◆ OBJECTIVE
Copy every line in the records below that contains the word "this".

[Code that draws figures]
■ ■ ■ ■ ■

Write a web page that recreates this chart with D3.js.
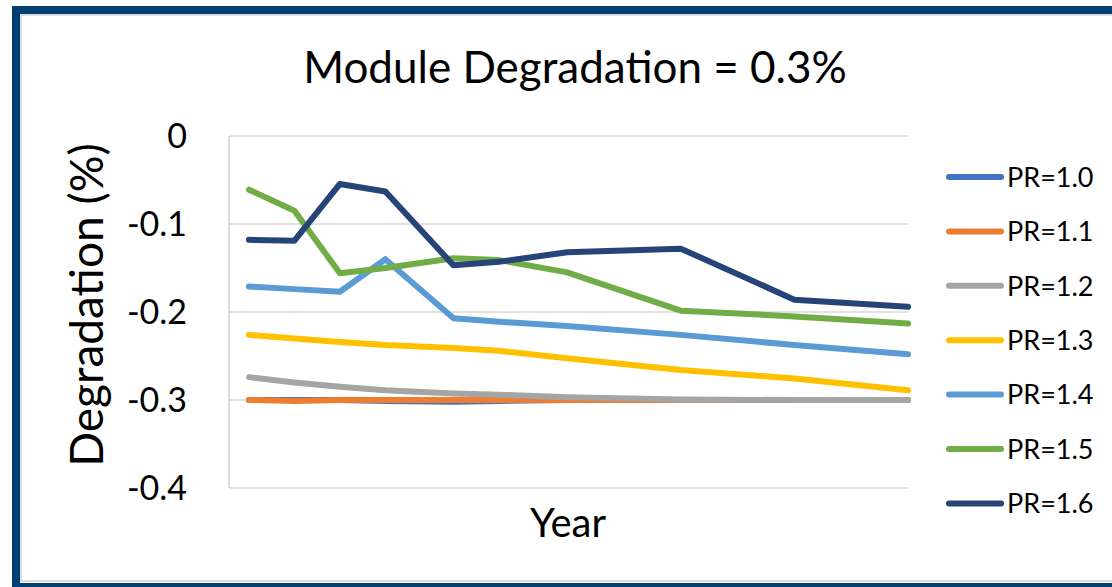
<!DOCTYPE html>
<meta charset="utf-8">
<html>
<head>
<script src="https://d3js.org/d3.v7.min.js"></script>
<style>
  body { margin: 0; background: #fff; }
  text { font-family: Lato, "Open Sans", sans-serif; fill: #000; }
</style>
</head>
<body>
<div class="chart"></div>
<script>
// data
var years = [1, 3, 5, 7, 10, 12, 15, 20, 25, 30];
var seriesNames = ["PR=1.0", "PR=1.1", "PR=1.2", "PR=1.3", "PR=1.4", "PR=1.5", "PR=1.6"];
var pr10 = [-0.300, -0.300, -0.300, -0.301, -0.302, -0.301, -0.300, -0.300, -0.300, -0.300];
var pr11 = [-0.300, -0.301, -0.300, -0.300, -0.300, -0.300, -0.300, -0.300, -0.300, -0.300];
var pr12 = [-0.274, -0.280, -0.285, -0.289, -0.2925, -0.294, -0.297, -0.2995, -0.300, -0.300];
var pr13 = [-0.226, -0.230, -0.234, -0.2375, -0.241, -0.244, -0.2525, -0.266, -0.2755, -0.289];
var pr14 = [-0.171, -0.174, -0.177, -0.140, -0.207, -0.211, -0.216, -0.226, -0.2375, -0.248];
var pr15 = [-0.061, -0.085, -0.156, -0.150, -0.139, -0.141, -0.155, -0.1985, -0.205, -0.213];
var pr16 = [-0.118, -0.119, -0.0545, -0.063, -0.147, -0.143, -0.132, -0.128, -0.186, -0.194];
var allSeries = [pr10, pr11, pr12, pr13, pr14, pr15, pr16];
var colors = ["#4472C4", "#ED7D31", "#A5A5A5", "#FFC000", "#5B9BD5", "#70AD47", "#264478"];
var yTicks = [0, -0.1, -0.2, -0.3, -0.4];
var yTickLabels = ["0", "-0.1", "-0.2", "-0.3", "-0.4"];

var width = 1112, height = 587;
var plotLeft = 229, plotRight = 908, plotTop = 136, plotBottom = 488;

var svg = d3.select(".chart").append("svg")
    .attr("width", width)
    .attr("height", height);

// frame
svg.append("rect")
    .attr("x", 21).attr("y", 15)
    .attr("width", 1100).attr("height", 566)
    .style("fill", "none")
    .style("stroke", "#d0d4d8")
    .style("stroke-width", 1.5);
svg.append("rect")
    .attr("x", 16).attr("y", 10)
    .attr("width", 1110).attr("height", 577)
    .style("fill", "none")
    .style("stroke", "#003f72")
    .style("stroke-width", 8);

var x = d3.scaleLinear().domain([1, 30]).range([249, plotRight]);
var y = d3.scaleLinear().domain([-0.4, 0]).range([plotBottom, plotTop]);

// gridlines
svg.selectAll(".grid")
    .data(yTicks).enter()
    .append("line")
    .attr("x1", plotLeft).attr("x2", plotRight)
    .attr("y1", function(d){ return y(d); })
    .attr("y2", function(d){ return y(d); })
    .style("stroke", "#d9d9d9")
    .style("stroke-width", 1.5);

// y axis line
svg.append("line")
    .attr("x1", plotLeft).attr("x2", plotLeft)
    .attr("y1", plotTop).attr("y2", plotBottom)
    .style("stroke", "#d0d0d0")
    .style("stroke-width", 1.5);

svg.selectAll(".ylabel")
    .data(yTicks).enter()
    .append("text")
    .attr("x", 187)
    .attr("y", function(d){ return y(d); })
    .attr("dy", "0.35em")
    .style("text-anchor", "end")
    .style("font-size", "34px")
    .text(function(d, i){ return yTickLabels[i]; });

// lines
var line = d3.line()
    .x(function(d, i){ return x(years[i]); })
    .y(function(d){ return y(d); });

svg.selectAll(".series")
    .data(allSeries).enter()
    .append("path")
    .attr("d", line)
    .style("fill", "none")
    .style("stroke", function(d, i){ return colors[i]; })
    .style("stroke-width", 6)
    .style("stroke-linejoin", "round")
    .style("stroke-linecap", "round");

// title and axis titles
svg.append("text")
    .attr("x", 575).attr("y", 83)
    .style("text-anchor", "middle")
    .style("font-size", "44px")
    .text("Module Degradation = 0.3%");

svg.append("text")
    .attr("x", 568).attr("y", 537)
    .style("text-anchor", "middle")
    .style("font-size", "40px")
    .text("Year");

svg.append("text")
    .attr("transform", "translate(103,305) rotate(-90)")
    .style("text-anchor", "middle")
    .style("font-size", "46px")
    .text("Degradation (%)");

// legend
var legend = svg.selectAll(".legend")
    .data(seriesNames).enter()
    .append("g")
    .attr("transform", function(d, i){ return "translate(0," + (177 + i * 54.4) + ")"; });

legend.append("line")
    .attr("x1", 949).attr("x2", 1001)
    .style("stroke", function(d, i){ return colors[i]; })
    .style("stroke-width", 6)
    .style("stroke-linecap", "round");

legend.append("text")
    .attr("x", 1007)
    .attr("dy", "0.36em")
    .style("font-size", "27px")
    .text(function(d){ return d; });
</script>
</body>
</html>
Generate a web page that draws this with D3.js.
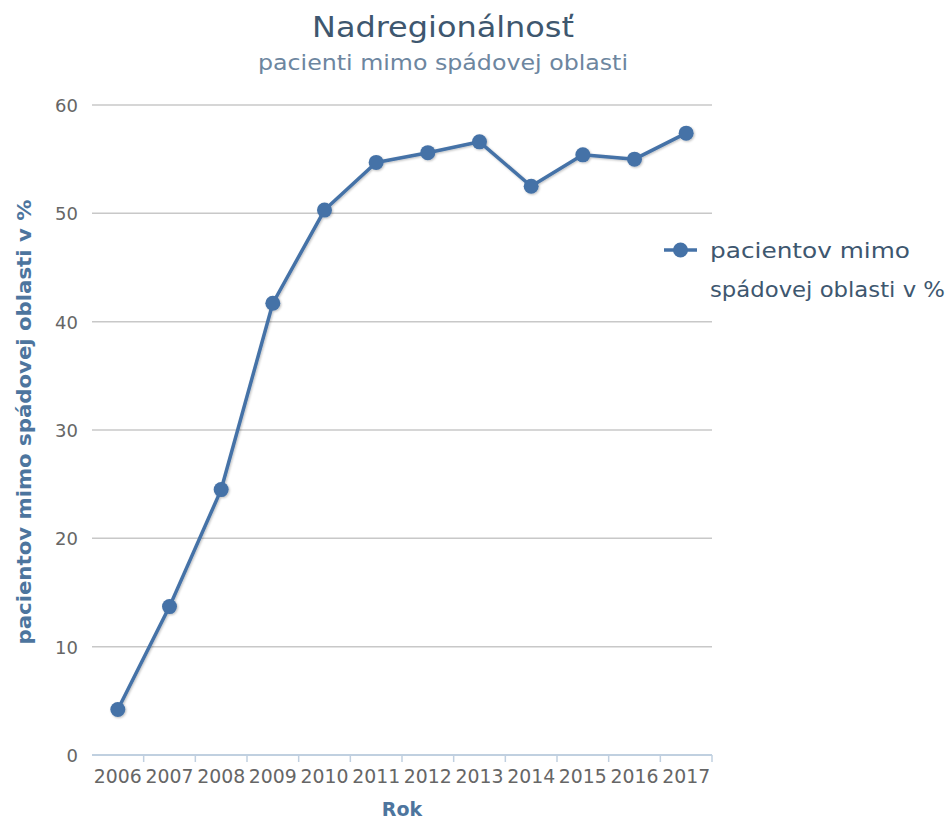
<!DOCTYPE html>
<html>
<head>
<meta charset="utf-8">
<script src="https://cdn.jsdelivr.net/npm/d3@7"></script>
<style>
body{margin:0;background:#fff;}
svg{font-family:"DejaVu Sans",sans-serif;}
</style>
</head>
<body>
<svg id="chart" width="950" height="821"></svg>
<script>
const years = ["2006","2007","2008","2009","2010","2011","2012","2013","2014","2015","2016","2017"];
const values = [4.2, 13.7, 24.5, 41.7, 50.3, 54.7, 55.6, 56.6, 52.5, 55.4, 55.0, 57.4];
const yTicks = [0,10,20,30,40,50,60];
const seriesName = ["pacientov mimo","spádovej oblasti v %"];
const titleText = "Nadregionálnosť";
const subtitleText = "pacienti mimo spádovej oblasti";
const xTitle = "Rok";
const yTitle = "pacientov mimo spádovej oblasti v %";

(function(){
const svg = d3.select("#chart");
const pL = 92, pR = 712, pT = 105, pB = 755;
const x = d3.scaleBand().domain(years).range([pL, pR]);
const y = d3.scaleLinear().domain([0,60]).range([pB, pT]);

const defs = svg.append("defs");
const f = defs.append("filter").attr("id","sh").attr("x","-10%").attr("y","-10%").attr("width","130%").attr("height","130%");
f.append("feDropShadow").attr("dx",1).attr("dy",1).attr("stdDeviation",1.2).attr("flood-color","#000").attr("flood-opacity",0.25);

// title
svg.append("text").attr("x",443).attr("y",37).attr("text-anchor","middle")
  .attr("font-size",29).attr("fill","#3E576F")
  .attr("textLength",262).attr("lengthAdjust","spacingAndGlyphs").text(titleText);
svg.append("text").attr("x",443).attr("y",70).attr("text-anchor","middle")
  .attr("font-size",21).attr("fill","#6D869F")
  .attr("textLength",370).attr("lengthAdjust","spacingAndGlyphs").text(subtitleText);

// gridlines
svg.append("g").selectAll("line").data(yTicks.filter(d=>d>0)).join("line")
  .attr("x1",pL).attr("x2",pR).attr("y1",d=>y(d)).attr("y2",d=>y(d))
  .attr("stroke","#C8C8C8").attr("stroke-width",1.5);

// y axis labels
const yAxis = d3.axisLeft(y).tickValues(yTicks).tickSize(0).tickPadding(14);
const gy = svg.append("g").attr("transform",`translate(${pL},0)`).call(yAxis);
gy.select(".domain").remove();
gy.selectAll("text").attr("font-size",18).attr("fill","#666").attr("font-family","'DejaVu Sans', sans-serif").attr("dy","0.36em");

// x axis
const gx = svg.append("g").attr("transform",`translate(0,${pB})`);
gx.append("line").attr("x1",pL).attr("x2",pR).attr("y1",0).attr("y2",0)
  .attr("stroke","#C0D0E0").attr("stroke-width",2);
gx.selectAll("line.tk").data(years).join("line").attr("class","tk")
  .attr("x1",d=>x(d)+x.bandwidth()).attr("x2",d=>x(d)+x.bandwidth())
  .attr("y1",0).attr("y2",7).attr("stroke","#C0D0E0").attr("stroke-width",1.5);
const xAxis = d3.axisBottom(x).tickSize(0).tickPadding(0);
const gxa = svg.append("g").attr("transform",`translate(0,${pB})`).call(xAxis);
gxa.select(".domain").remove();
gxa.selectAll("text").attr("font-size",19).attr("fill","#666").attr("font-family","'DejaVu Sans', sans-serif")
  .attr("y",28).attr("dy",0).attr("textLength",48).attr("lengthAdjust","spacingAndGlyphs");

// axis titles
svg.append("text").attr("x",402).attr("y",816).attr("text-anchor","middle")
  .attr("font-size",19).attr("font-weight","bold").attr("fill","#4D759E").text(xTitle);
svg.append("text").attr("transform",`translate(31,422) rotate(-90)`)
  .attr("text-anchor","middle").attr("font-size",19).attr("font-weight","bold").attr("fill","#4D759E")
  .attr("textLength",445).attr("lengthAdjust","spacingAndGlyphs")
  .text(yTitle);

// line
const data = years.map((d,i)=>({year:d, v:values[i]}));
const cx = d => x(d.year)+x.bandwidth()/2;
const g = svg.append("g").attr("filter","url(#sh)");
g.append("path").datum(data)
  .attr("d", d3.line().x(cx).y(d=>y(d.v)))
  .attr("fill","none").attr("stroke","#4572A7").attr("stroke-width",3.5).attr("stroke-linejoin","round");
g.selectAll("circle").data(data).join("circle")
  .attr("cx",cx).attr("cy",d=>y(d.v)).attr("r",7.5).attr("fill","#4572A7");

// legend
const lg = svg.append("g");
lg.append("line").attr("x1",664).attr("x2",697).attr("y1",250).attr("y2",250)
  .attr("stroke","#4572A7").attr("stroke-width",3.5);
lg.append("circle").attr("cx",680.5).attr("cy",250).attr("r",7.5).attr("fill","#4572A7");
const legW = [200, 235];
lg.selectAll("text").data(seriesName).join("text")
  .attr("x",710).attr("y",(d,i)=>258+i*39).attr("font-size",21).attr("fill","#3E576F")
  .attr("textLength",(d,i)=>legW[i]).attr("lengthAdjust","spacingAndGlyphs").text(d=>d);
})();
</script>
</body>
</html>
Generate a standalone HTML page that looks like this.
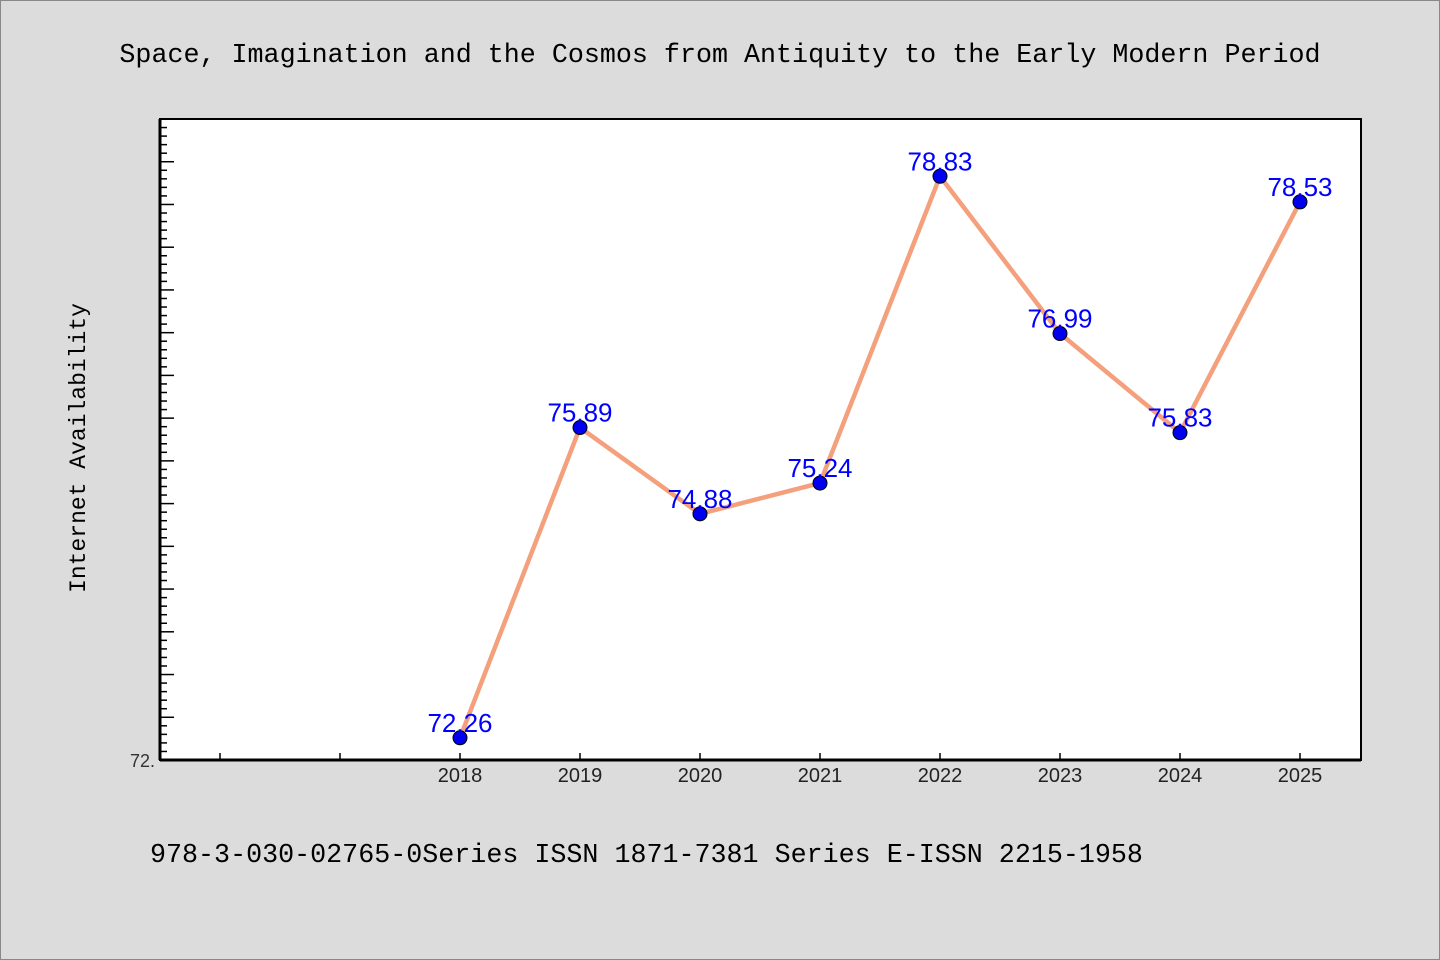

■ ■ ■ ■ ■

◆ COMPLETE RESPONSE
Write a web page that recreates this chart with D3.js.
Generate a web page that draws this with D3.js.
Generate a standalone HTML page that looks like this.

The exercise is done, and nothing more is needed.